I relocated to a parking lost just west of South Wayne Street. Amtrak 49 continued to lose time and its arrival might complicate getting photographs of the heritage units if one of them arrived at the same time as the Lake Shore. So I wanted to be in a position to get both, but I would favor the heritage units if I had to make a choice.

Amtrak would turn out to not be a factor, though. The 26E came through Waterloo at 8:53 a.m. and the 20E at 9:10 a.m. No. 49 wouldn’t arrive until 9:29 a.m.

Yeah, it would have been nice had the 8114 been leading instead of trailing on the 20E. But at least the lead unit was a shiny and clean NS unit, something that also can be tough to find.

Aside from the sun, the moon and the stars lining up to create a multiple heritage units day I had some other factors working in my favor.

All three trains were eastbound at a time of day when the light favored them. All three operated at a time and in a place where operations went as smoothly as the dispatcher and the computer program NS uses to dispatch trains intended them to do.

That would not be the case further east, particularly in the Toledo area, where a myriad of complications were unfolding to create traffic congestion.

This included a unit of the 21T, a Kansas City-bound intermodal train that diverges from the Chicago Line at Butler, Indiana, having an axle freeze and create a 5-inch flat spot. That train was reported doing walking speed in Wauseon as NS officials tried to figure out where to set off the malfunctioning unit.

The 64R delayed the 26E and 20E alike at the recrew point in Toledo and there were plenty of other trains, most of them westbounds, in the Toledo area but not enough recrews to handle all of them. That would mean that I would only catch three westbounds all day, one of them Amtrak and the other one coming off the Marion District in Goshen.
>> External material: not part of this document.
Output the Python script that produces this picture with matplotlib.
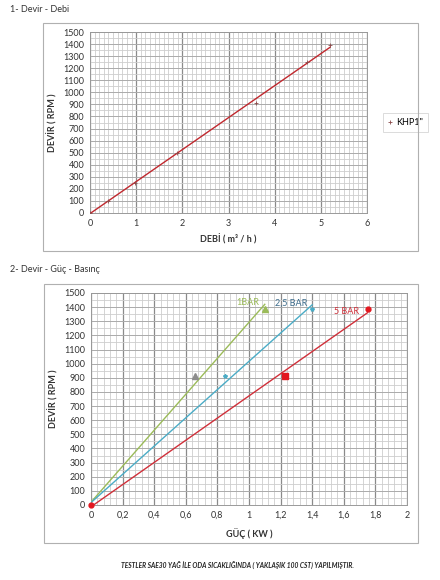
import numpy as np
import matplotlib
matplotlib.use("Agg")
import matplotlib.pyplot as plt
from matplotlib.patches import Rectangle
from matplotlib.ticker import MultipleLocator, FuncFormatter

plt.rcParams['font.family'] = ['Lato', 'DejaVu Sans']

# chart 1 - Devir / Debi
debi = [0, 0.38, 0.97, 1.88, 3.6, 4.7, 5.2]
devir1 = [0, 100, 250, 500, 910, 1250, 1390]

# chart 2 - Devir / Guc / Basinc
guc_1bar = [0, 0.66, 1.1]
devir_1bar = [0, 910, 1390]
guc_25bar = [0, 0.85, 1.4]
devir_25bar = [0, 910, 1390]
guc_5bar = [0, 1.23, 1.75]
devir_5bar = [0, 910, 1390]

GREEN = '#9BBB59'
BLUE = '#4BACC6'
RED = '#D0303A'
TXT = '#333333'


def style_grid(ax, xmaj, xmin, xmax):
    ax.set_xlim(0, xmax)
    ax.set_ylim(0, 1500)
    ax.xaxis.set_major_locator(MultipleLocator(xmaj))
    ax.xaxis.set_minor_locator(MultipleLocator(xmin))
    ax.yaxis.set_major_locator(MultipleLocator(100))
    ax.yaxis.set_minor_locator(MultipleLocator(50))
    ax.grid(which='minor', color='#cdcdcd', lw=0.6)
    ax.grid(which='major', axis='y', color='#aaaaaa', lw=0.7)
    ax.grid(which='major', axis='x', color='#8a8a8a', lw=0.9)
    ax.set_axisbelow(True)
    ax.tick_params(which='both', length=0, labelsize=6.5, colors=TXT, pad=4)
    for s in ax.spines.values():
        s.set_color('#999999')
        s.set_linewidth(0.7)


def trend(ax, x, y, color):
    # linear trendline like excel
    k, b = np.polyfit(x, y, 1)
    xs = np.array([0, max(x)])
    ax.plot(xs, k * xs + b, color=color, lw=1.0, zorder=3)


fig = plt.figure(figsize=(4.4, 5.8), dpi=100)

# frames around each chart
fig.add_artist(Rectangle((43 / 440, 1 - 251 / 580), 375 / 440, 228 / 580,
                         transform=fig.transFigure, fill=False,
                         edgecolor='#b0b0b0', lw=0.8))
fig.add_artist(Rectangle((44 / 440, 1 - 543 / 580), 374 / 440, 259 / 580,
                         transform=fig.transFigure, fill=False,
                         edgecolor='#b0b0b0', lw=0.8))

fig.text(10 / 440, 1 - 10 / 580, '1- Devir - Debi', fontsize=6.5,
         color=TXT, va='center')
fig.text(10 / 440, 1 - 269 / 580, '2- Devir - Güç - Basınç', fontsize=6.5,
         color=TXT, va='center')

# --- top chart
ax1 = fig.add_axes([90 / 440, 1 - 213 / 580, 277 / 440, 181 / 580])
style_grid(ax1, 1, 0.1, 6)
trend(ax1, debi, devir1, '#C0282E')
ax1.plot(debi, devir1, ls='none', marker='+', ms=3, mew=0.6,
         color='#8a4a4a', zorder=4, label='KHP1"')
ax1.set_xlabel('DEBİ ( m³ / h )', fontsize=6.5, fontweight='bold',
               color=TXT, labelpad=5)
ax1.set_ylabel('DEVİR ( RPM )', fontsize=6.5, fontweight='bold',
               color=TXT, labelpad=4)
leg = ax1.legend(loc='center left', bbox_to_anchor=(1.04, 0.5),
                 fontsize=6.5, frameon=True, handlelength=0.6,
                 handletextpad=0.4, borderpad=0.5, fancybox=False)
leg.get_frame().set_edgecolor('#cccccc')
leg.get_frame().set_linewidth(0.6)

# --- bottom chart
ax2 = fig.add_axes([91 / 440, 1 - 505 / 580, 316 / 440, 212 / 580])
style_grid(ax2, 0.2, 0.04, 2)
ax2.xaxis.set_major_formatter(FuncFormatter(
    lambda v, p: ('%g' % round(v, 2)).replace('.', ',')))
trend(ax2, guc_1bar, devir_1bar, GREEN)
trend(ax2, guc_25bar, devir_25bar, BLUE)
trend(ax2, guc_5bar, devir_5bar, RED)

ax2.plot(guc_1bar[1], devir_1bar[1], ls='none', marker='^', ms=4,
         color='#8c8c8c', zorder=4)
ax2.plot(guc_1bar[2], devir_1bar[2], ls='none', marker='^', ms=5,
         color=GREEN, zorder=4)
ax2.plot(guc_25bar[1:], devir_25bar[1:], ls='none', marker='*', ms=3,
         color=BLUE, zorder=4)
ax2.plot(guc_5bar[1], devir_5bar[1], ls='none', marker='s', ms=5,
         color='#E3171F', zorder=4)
ax2.plot(guc_5bar[2], devir_5bar[2], ls='none', marker='o', ms=3.5,
         color='#E3171F', zorder=4)
ax2.plot(guc_5bar[0], devir_5bar[0], ls='none', marker='o', ms=3.5,
         color='#E3171F', zorder=5, clip_on=False)

ax2.text(0.99, 1430, '1BAR', color=GREEN, fontsize=6.5, ha='center',
         va='center')
ax2.text(1.27, 1430, '2,5 BAR', color='#3c6b8a', fontsize=6.5,
         ha='center', va='center')
ax2.text(1.62, 1370, '5 BAR', color=RED, fontsize=6.5, ha='center',
         va='center')

ax2.set_xlabel('GÜÇ ( KW )', fontsize=6.5, fontweight='bold', color=TXT,
               labelpad=6)
ax2.set_ylabel('DEVİR ( RPM )', fontsize=6.5, fontweight='bold', color=TXT,
               labelpad=4)

fig.text(237 / 440, 1 - 565 / 580,
         'TESTLER SAE30 YAĞ İLE ODA SICAKLIĞINDA ( YAKLAŞIK 100 CST) YAPILMIŞTIR.',
         fontsize=4.8, fontweight='bold', fontstyle='italic', color='#222222',
         ha='center', va='center')

fig.savefig('out.png', dpi=100)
The 8101 would develop mechanical problems during its journey from Toledo to Cleveland. This included the locomotive’s horn going on the fritz at Oak Harbor. By the time the 8101 and its train reached Berea around 3 p.m. an inoperative battery was complicating problems with the unit’s positive train control system.

The crew was taken to Rockport Yard to get another locomotive and the 26E left Cleveland with the 8101 trailing.
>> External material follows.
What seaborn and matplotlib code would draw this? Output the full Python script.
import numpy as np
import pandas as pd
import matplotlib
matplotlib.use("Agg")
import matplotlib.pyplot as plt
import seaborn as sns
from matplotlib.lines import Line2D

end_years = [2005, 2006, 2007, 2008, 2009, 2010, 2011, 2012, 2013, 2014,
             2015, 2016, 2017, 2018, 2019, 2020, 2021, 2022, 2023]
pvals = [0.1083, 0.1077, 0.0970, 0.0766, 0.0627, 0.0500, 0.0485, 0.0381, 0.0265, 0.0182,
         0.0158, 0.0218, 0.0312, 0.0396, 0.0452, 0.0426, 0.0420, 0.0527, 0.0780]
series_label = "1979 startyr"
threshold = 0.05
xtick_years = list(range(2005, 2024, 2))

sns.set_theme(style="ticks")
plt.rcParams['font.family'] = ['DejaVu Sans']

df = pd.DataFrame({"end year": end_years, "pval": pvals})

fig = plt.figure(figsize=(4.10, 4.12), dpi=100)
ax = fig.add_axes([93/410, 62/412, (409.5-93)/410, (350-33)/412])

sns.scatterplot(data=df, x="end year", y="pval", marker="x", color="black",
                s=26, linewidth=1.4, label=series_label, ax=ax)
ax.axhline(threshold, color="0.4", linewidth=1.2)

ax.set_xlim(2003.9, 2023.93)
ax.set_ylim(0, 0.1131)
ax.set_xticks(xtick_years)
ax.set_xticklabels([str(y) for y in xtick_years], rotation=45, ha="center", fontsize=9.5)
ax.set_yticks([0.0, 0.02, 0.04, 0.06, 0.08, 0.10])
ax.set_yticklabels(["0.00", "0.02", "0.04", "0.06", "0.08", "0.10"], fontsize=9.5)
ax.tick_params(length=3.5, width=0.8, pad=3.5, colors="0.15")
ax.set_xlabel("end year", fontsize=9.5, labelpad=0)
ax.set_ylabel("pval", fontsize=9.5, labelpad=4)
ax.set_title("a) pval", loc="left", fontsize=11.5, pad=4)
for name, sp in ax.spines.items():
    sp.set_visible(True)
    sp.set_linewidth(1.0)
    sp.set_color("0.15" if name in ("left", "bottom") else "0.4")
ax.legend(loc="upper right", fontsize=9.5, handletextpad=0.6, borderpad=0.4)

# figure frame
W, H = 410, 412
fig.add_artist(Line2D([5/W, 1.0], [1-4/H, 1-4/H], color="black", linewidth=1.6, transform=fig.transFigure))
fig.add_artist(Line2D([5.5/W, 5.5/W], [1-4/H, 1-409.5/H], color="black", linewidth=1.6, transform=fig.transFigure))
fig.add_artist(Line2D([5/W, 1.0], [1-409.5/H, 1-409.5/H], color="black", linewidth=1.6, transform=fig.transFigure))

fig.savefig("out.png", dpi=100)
The 885 followed the 64R out of Toledo and onto the connection at Oak Harbor to the Toledo District. But the 885 would be tied down at Klines in Bellevue for lack of a recrew being available.
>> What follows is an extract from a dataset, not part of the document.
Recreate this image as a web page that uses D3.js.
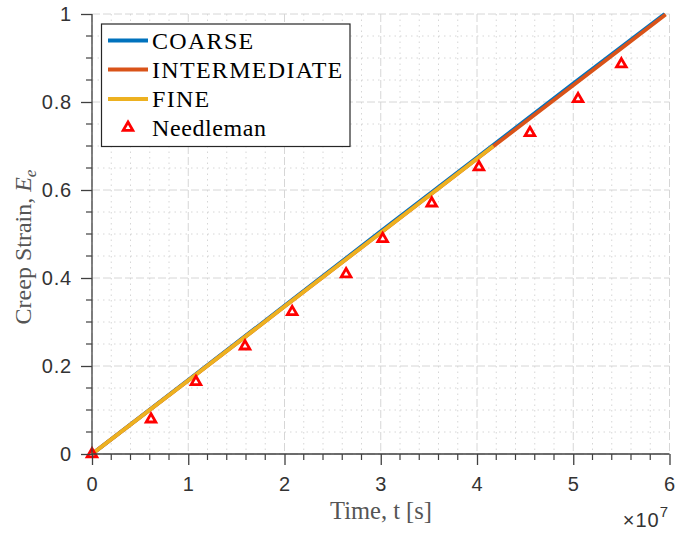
<!DOCTYPE html>
<html>
<head>
<meta charset="utf-8">
<script src="https://cdn.jsdelivr.net/npm/d3@7"></script>
<style>
  html, body { margin: 0; padding: 0; background: #fff; }
  svg { display: block; }
</style>
</head>
<body>
<svg id="chart" width="678" height="534"></svg>
<script>
// Creep strain vs. time for three mesh refinements and the Needleman reference
const coarseTime   = [0, 1e7, 2e7, 3e7, 4e7, 5e7, 5.95e7];
const coarseStrain = [0, 0.168, 0.337, 0.506, 0.674, 0.842, 1.0];
const interTime    = [0, 1e7, 2e7, 3e7, 4e7, 5e7, 5.96e7];
const interStrain  = [0, 0.167, 0.335, 0.503, 0.671, 0.838, 0.999];
const fineTime     = [0, 1e7, 2e7, 3e7, 4e7, 4.17e7];
const fineStrain   = [0, 0.167, 0.335, 0.503, 0.671, 0.70];
const needleTime   = [0, 0.613e7, 1.08e7, 1.59e7, 2.08e7, 2.64e7, 3.02e7, 3.53e7, 4.02e7, 4.55e7, 5.05e7, 5.50e7];
const needleStrain = [0, 0.079, 0.164, 0.245, 0.323, 0.409, 0.489, 0.570, 0.652, 0.730, 0.807, 0.886];
const xTicks = [0, 1, 2, 3, 4, 5, 6];
const yTicks = [0, 0.2, 0.4, 0.6, 0.8, 1];
const yTickLabels = ["0", "0.2", "0.4", "0.6", "0.8", "1"];

const series = [
  { name: "COARSE", t: coarseTime, e: coarseStrain, color: "#0072BD" },
  { name: "INTERMEDIATE", t: interTime, e: interStrain, color: "#D95319" },
  { name: "FINE", t: fineTime, e: fineStrain, color: "#EDB120" }
];

const svg = d3.select("#chart");
const pLeft = 92, pRight = 669.5, pTop = 14, pBottom = 454;
const x = d3.scaleLinear().domain([0, 6e7]).range([pLeft, pRight]);
const y = d3.scaleLinear().domain([0, 1]).range([pBottom, pTop]);

const axisColor = "#404040";
const gridColor = "#d6d6d6";
const sansFont = "Liberation Sans, Arial, sans-serif";
const serifFont = "Liberation Serif, Times New Roman, serif";

// minor grid (dotted)
const g = svg.append("g");
const xMinor = d3.range(0, 6.0001, 0.2).map(v => v * 1e7).filter((v, i) => i % 5 !== 0);
const yMinor = d3.range(0, 1.0001, 0.05).filter((v, i) => i % 4 !== 0);
g.append("g").selectAll("line").data(xMinor).join("line")
  .attr("x1", d => x(d)).attr("x2", d => x(d)).attr("y1", pTop).attr("y2", pBottom)
  .attr("stroke", gridColor).attr("stroke-width", 1).attr("stroke-dasharray", "1.5,4");
g.append("g").selectAll("line").data(yMinor).join("line")
  .attr("x1", pLeft).attr("x2", pRight).attr("y1", d => y(d)).attr("y2", d => y(d))
  .attr("stroke", gridColor).attr("stroke-width", 1).attr("stroke-dasharray", "1.5,4");
// major grid (dashed)
g.append("g").selectAll("line").data(xTicks).join("line")
  .attr("x1", d => x(d * 1e7)).attr("x2", d => x(d * 1e7)).attr("y1", pTop).attr("y2", pBottom)
  .attr("stroke", gridColor).attr("stroke-width", 1).attr("stroke-dasharray", "8,3");
g.append("g").selectAll("line").data(yTicks).join("line")
  .attr("x1", pLeft).attr("x2", pRight).attr("y1", d => y(d)).attr("y2", d => y(d))
  .attr("stroke", gridColor).attr("stroke-width", 1).attr("stroke-dasharray", "8,3");

// data lines
const line = d3.line().x(d => x(d[0])).y(d => y(d[1]));
series.forEach(s => {
  svg.append("path")
    .datum(s.t.map((t, i) => [t, s.e[i]]))
    .attr("d", line).attr("fill", "none")
    .attr("stroke", s.color).attr("stroke-width", 3.8)
    .attr("stroke-linejoin", "round");
});

// Needleman markers
const tri = d3.symbol().type(d3.symbolTriangle).size(40);
svg.append("g").selectAll("path").data(needleTime.map((t, i) => [t, needleStrain[i]]))
  .join("path")
  .attr("d", tri)
  .attr("transform", d => `translate(${x(d[0])},${y(d[1])})`)
  .attr("fill", "none").attr("stroke", "#ff0000").attr("stroke-width", 2.8);

// axes
const xAxis = d3.axisBottom(x).tickValues(xTicks.map(v => v * 1e7))
  .tickFormat(d => d3.format("d")(d / 1e7)).tickSize(11).tickPadding(12);
const yAxis = d3.axisLeft(y).tickValues(yTicks)
  .tickFormat((d, i) => yTickLabels[i]).tickSize(11).tickPadding(9);

// minor ticks
svg.append("g").selectAll("line").data(xMinor).join("line")
  .attr("x1", d => x(d)).attr("x2", d => x(d)).attr("y1", pBottom).attr("y2", pBottom + 6)
  .attr("stroke", axisColor).attr("stroke-width", 1.2);
svg.append("g").selectAll("line").data(yMinor).join("line")
  .attr("x1", pLeft - 6).attr("x2", pLeft).attr("y1", d => y(d)).attr("y2", d => y(d))
  .attr("stroke", axisColor).attr("stroke-width", 1.2);

const gx = svg.append("g").attr("transform", `translate(0,${pBottom})`).call(xAxis);
const gy = svg.append("g").attr("transform", `translate(${pLeft},0)`).call(yAxis);
[gx, gy].forEach(a => {
  a.select(".domain").attr("stroke", axisColor).attr("stroke-width", 1.3);
  a.selectAll(".tick line").attr("stroke", axisColor).attr("stroke-width", 1.3);
  a.selectAll(".tick text").attr("fill", "#333").attr("font-family", sansFont)
    .attr("font-size", 20).attr("letter-spacing", 0.8);
});
gx.select(".domain").attr("d", `M${pLeft},0H${pRight}`);
gy.select(".domain").attr("d", `M0,${pBottom}V${pTop}`);

// exponent
const ex = svg.append("text").attr("x", 669).attr("y", 527).attr("text-anchor", "end")
  .attr("fill", "#333").attr("font-family", sansFont).attr("font-size", 20).attr("letter-spacing", 1);
ex.append("tspan").text("×10");
ex.append("tspan").attr("dy", -10).attr("font-size", 15).text("7");

// axis labels
svg.append("text").attr("x", 381).attr("y", 519).attr("text-anchor", "middle")
  .attr("fill", "#555").attr("font-family", serifFont).attr("font-size", 24.5)
  .text("Time, t [s]");
const yl = svg.append("text").attr("transform", `translate(31,247) rotate(-90)`)
  .attr("text-anchor", "middle").attr("fill", "#555")
  .attr("font-family", serifFont).attr("font-size", 24);
yl.append("tspan").text("Creep Strain, ");
yl.append("tspan").attr("font-style", "italic").text("E");
yl.append("tspan").attr("font-style", "italic").attr("font-size", 17).attr("dy", 5).text("e");

// legend
const lg = svg.append("g");
lg.append("rect").attr("x", 101.5).attr("y", 24).attr("width", 248.5).attr("height", 122.5)
  .attr("fill", "#fff").attr("stroke", "#262626").attr("stroke-width", 1.2);
const rowY = [40.5, 69.5, 99, 127.5];
series.forEach((s, i) => {
  lg.append("line").attr("x1", 108).attr("x2", 148).attr("y1", rowY[i]).attr("y2", rowY[i])
    .attr("stroke", s.color).attr("stroke-width", 3.8);
});
lg.append("path").attr("d", tri).attr("transform", `translate(128,${rowY[3]})`)
  .attr("fill", "none").attr("stroke", "#ff0000").attr("stroke-width", 2.8);
const names = ["COARSE", "INTERMEDIATE", "FINE", "Needleman"];
names.forEach((n, i) => {
  lg.append("text").attr("x", 152).attr("y", rowY[i] + 8)
    .attr("font-family", serifFont).attr("font-size", 24).attr("fill", "#000")
    .attr("letter-spacing", i === 3 ? 0.6 : 1.3)
    .text(n);
});
</script>
</body>
</html>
As far as I know the 20E was able to operate as normal through Northeast Ohio.

So it was for me a case of being in the right place at the right time with the right light.

In checking my records later, I determined that the Pennsy heritage unit was the last H unit I had seen and photographed. I caught the 8102 last November in New Castle, Indiana, leading a westbound intermodal train in less than ideal later afternoon light.

I also discovered I’ve only photographed the Central of Georgia H unit one other time. That was in March 2015 in Olmsted Falls. It would be the last of the 20 heritage units that I would catch to complete my “collection.”

I may never have another three heritage unit day again and, for that matter, I might not find another NS heritage unit for the rest of this year. I’ve learned to appreciate any heritage unit photo op. that I have, soI[‘ll keep looking and hoping to find something else out of the ordinary as I go trackside this year.